## DIRECTION
Skip all pictures, then print the remaining material exactly.

## DATA LINES

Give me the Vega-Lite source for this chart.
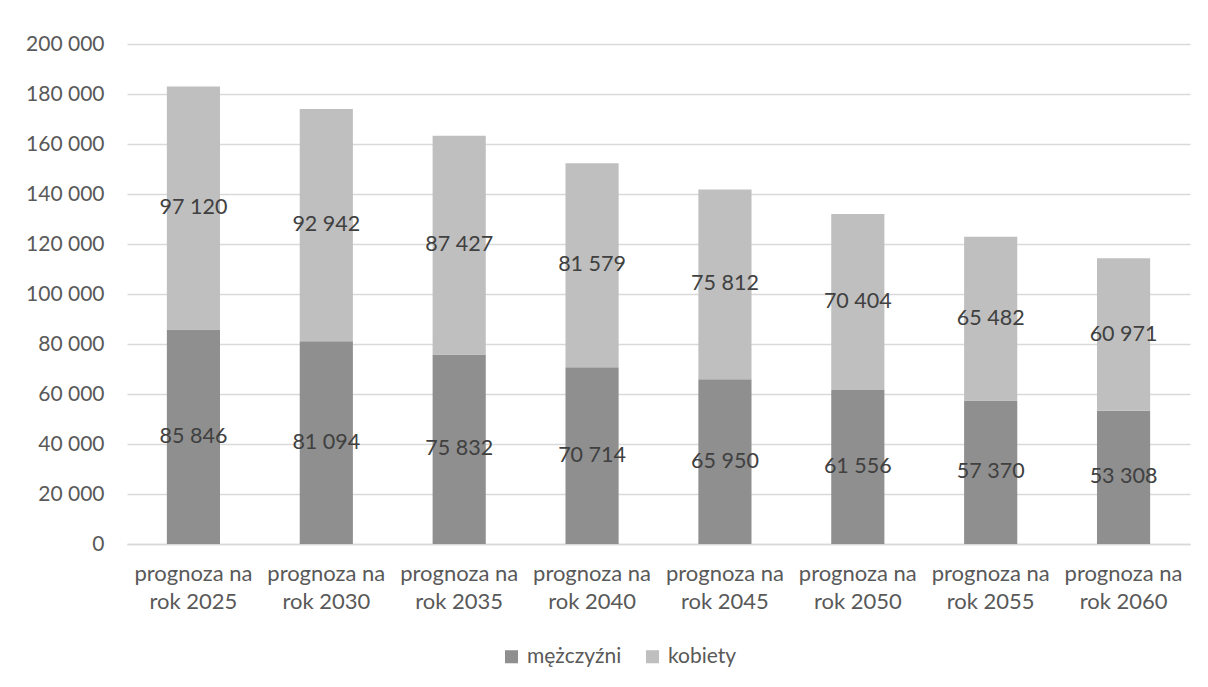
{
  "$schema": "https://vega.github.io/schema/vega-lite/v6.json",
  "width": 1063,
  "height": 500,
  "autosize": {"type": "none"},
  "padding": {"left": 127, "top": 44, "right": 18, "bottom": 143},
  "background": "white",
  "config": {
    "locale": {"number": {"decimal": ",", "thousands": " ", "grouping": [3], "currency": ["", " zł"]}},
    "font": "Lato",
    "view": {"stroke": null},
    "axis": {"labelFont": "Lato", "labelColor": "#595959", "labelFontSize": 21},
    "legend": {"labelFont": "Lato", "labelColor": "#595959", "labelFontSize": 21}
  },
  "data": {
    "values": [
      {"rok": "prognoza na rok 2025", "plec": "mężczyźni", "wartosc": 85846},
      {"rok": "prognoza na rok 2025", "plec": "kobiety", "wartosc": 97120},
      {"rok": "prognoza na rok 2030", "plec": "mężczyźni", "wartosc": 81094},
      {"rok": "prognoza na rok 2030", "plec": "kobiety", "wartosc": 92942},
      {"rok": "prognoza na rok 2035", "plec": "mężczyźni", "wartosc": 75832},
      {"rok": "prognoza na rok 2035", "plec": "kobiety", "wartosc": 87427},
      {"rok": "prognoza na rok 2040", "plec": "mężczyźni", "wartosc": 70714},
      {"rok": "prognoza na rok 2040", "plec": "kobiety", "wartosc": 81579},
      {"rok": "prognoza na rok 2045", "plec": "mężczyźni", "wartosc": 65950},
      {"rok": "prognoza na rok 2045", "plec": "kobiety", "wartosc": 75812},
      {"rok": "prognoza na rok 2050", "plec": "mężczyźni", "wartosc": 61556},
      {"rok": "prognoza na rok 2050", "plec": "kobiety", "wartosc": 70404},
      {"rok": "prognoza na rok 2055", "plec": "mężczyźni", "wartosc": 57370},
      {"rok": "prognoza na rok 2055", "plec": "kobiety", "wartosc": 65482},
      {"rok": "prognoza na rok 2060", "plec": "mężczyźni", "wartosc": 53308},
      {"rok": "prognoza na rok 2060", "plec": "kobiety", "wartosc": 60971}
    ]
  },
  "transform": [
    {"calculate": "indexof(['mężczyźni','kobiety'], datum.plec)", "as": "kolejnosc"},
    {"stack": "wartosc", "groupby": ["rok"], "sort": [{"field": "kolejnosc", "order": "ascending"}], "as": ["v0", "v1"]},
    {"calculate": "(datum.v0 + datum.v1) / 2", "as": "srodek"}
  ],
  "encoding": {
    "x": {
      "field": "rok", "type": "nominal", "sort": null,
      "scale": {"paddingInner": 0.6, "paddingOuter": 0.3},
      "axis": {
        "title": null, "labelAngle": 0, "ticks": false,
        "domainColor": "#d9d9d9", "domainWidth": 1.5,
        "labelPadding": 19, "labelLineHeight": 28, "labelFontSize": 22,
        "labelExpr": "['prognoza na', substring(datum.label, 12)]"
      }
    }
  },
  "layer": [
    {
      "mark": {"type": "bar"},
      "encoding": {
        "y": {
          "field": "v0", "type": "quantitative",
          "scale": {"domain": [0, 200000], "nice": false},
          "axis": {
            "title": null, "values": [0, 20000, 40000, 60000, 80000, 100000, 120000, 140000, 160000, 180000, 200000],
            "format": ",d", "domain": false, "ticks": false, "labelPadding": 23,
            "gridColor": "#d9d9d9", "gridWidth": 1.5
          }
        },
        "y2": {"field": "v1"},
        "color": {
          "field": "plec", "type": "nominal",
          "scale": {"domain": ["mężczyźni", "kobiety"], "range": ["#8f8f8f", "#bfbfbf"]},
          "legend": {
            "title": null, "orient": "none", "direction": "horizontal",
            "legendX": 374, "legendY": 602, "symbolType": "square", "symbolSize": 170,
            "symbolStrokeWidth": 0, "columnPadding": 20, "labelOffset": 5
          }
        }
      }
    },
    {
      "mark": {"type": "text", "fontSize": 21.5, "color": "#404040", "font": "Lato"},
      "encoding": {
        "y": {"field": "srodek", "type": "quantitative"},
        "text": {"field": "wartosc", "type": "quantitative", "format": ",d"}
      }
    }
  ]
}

## COMPLETE ANSWER
Give me the Vega-Lite source for this chart.
{
  "$schema": "https://vega.github.io/schema/vega-lite/v6.json",
  "width": 1063,
  "height": 500,
  "autosize": {"type": "none"},
  "padding": {"left": 127, "top": 44, "right": 18, "bottom": 143},
  "background": "white",
  "config": {
    "locale": {"number": {"decimal": ",", "thousands": " ", "grouping": [3], "currency": ["", " zł"]}},
    "font": "Lato",
    "view": {"stroke": null},
    "axis": {"labelFont": "Lato", "labelColor": "#595959", "labelFontSize": 21},
    "legend": {"labelFont": "Lato", "labelColor": "#595959", "labelFontSize": 21}
  },
  "data": {
    "values": [
      {"rok": "prognoza na rok 2025", "plec": "mężczyźni", "wartosc": 85846},
      {"rok": "prognoza na rok 2025", "plec": "kobiety", "wartosc": 97120},
      {"rok": "prognoza na rok 2030", "plec": "mężczyźni", "wartosc": 81094},
      {"rok": "prognoza na rok 2030", "plec": "kobiety", "wartosc": 92942},
      {"rok": "prognoza na rok 2035", "plec": "mężczyźni", "wartosc": 75832},
      {"rok": "prognoza na rok 2035", "plec": "kobiety", "wartosc": 87427},
      {"rok": "prognoza na rok 2040", "plec": "mężczyźni", "wartosc": 70714},
      {"rok": "prognoza na rok 2040", "plec": "kobiety", "wartosc": 81579},
      {"rok": "prognoza na rok 2045", "plec": "mężczyźni", "wartosc": 65950},
      {"rok": "prognoza na rok 2045", "plec": "kobiety", "wartosc": 75812},
      {"rok": "prognoza na rok 2050", "plec": "mężczyźni", "wartosc": 61556},
      {"rok": "prognoza na rok 2050", "plec": "kobiety", "wartosc": 70404},
      {"rok": "prognoza na rok 2055", "plec": "mężczyźni", "wartosc": 57370},
      {"rok": "prognoza na rok 2055", "plec": "kobiety", "wartosc": 65482},
      {"rok": "prognoza na rok 2060", "plec": "mężczyźni", "wartosc": 53308},
      {"rok": "prognoza na rok 2060", "plec": "kobiety", "wartosc": 60971}
    ]
  },
  "transform": [
    {"calculate": "indexof(['mężczyźni','kobiety'], datum.plec)", "as": "kolejnosc"},
    {"stack": "wartosc", "groupby": ["rok"], "sort": [{"field": "kolejnosc", "order": "ascending"}], "as": ["v0", "v1"]},
    {"calculate": "(datum.v0 + datum.v1) / 2", "as": "srodek"}
  ],
  "encoding": {
    "x": {
      "field": "rok", "type": "nominal", "sort": null,
      "scale": {"paddingInner": 0.6, "paddingOuter": 0.3},
      "axis": {
        "title": null, "labelAngle": 0, "ticks": false,
        "domainColor": "#d9d9d9", "domainWidth": 1.5,
        "labelPadding": 19, "labelLineHeight": 28, "labelFontSize": 22,
        "labelExpr": "['prognoza na', substring(datum.label, 12)]"
      }
    }
  },
  "layer": [
    {
      "mark": {"type": "bar"},
      "encoding": {
        "y": {
          "field": "v0", "type": "quantitative",
          "scale": {"domain": [0, 200000], "nice": false},
          "axis": {
            "title": null, "values": [0, 20000, 40000, 60000, 80000, 100000, 120000, 140000, 160000, 180000, 200000],
            "format": ",d", "domain": false, "ticks": false, "labelPadding": 23,
            "gridColor": "#d9d9d9", "gridWidth": 1.5
          }
        },
        "y2": {"field": "v1"},
        "color": {
          "field": "plec", "type": "nominal",
          "scale": {"domain": ["mężczyźni", "kobiety"], "range": ["#8f8f8f", "#bfbfbf"]},
          "legend": {
            "title": null, "orient": "none", "direction": "horizontal",
            "legendX": 374, "legendY": 602, "symbolType": "square", "symbolSize": 170,
            "symbolStrokeWidth": 0, "columnPadding": 20, "labelOffset": 5
          }
        }
      }
    },
    {
      "mark": {"type": "text", "fontSize": 21.5, "color": "#404040", "font": "Lato"},
      "encoding": {
        "y": {"field": "srodek", "type": "quantitative"},
        "text": {"field": "wartosc", "type": "quantitative", "format": ",d"}
      }
    }
  ]
}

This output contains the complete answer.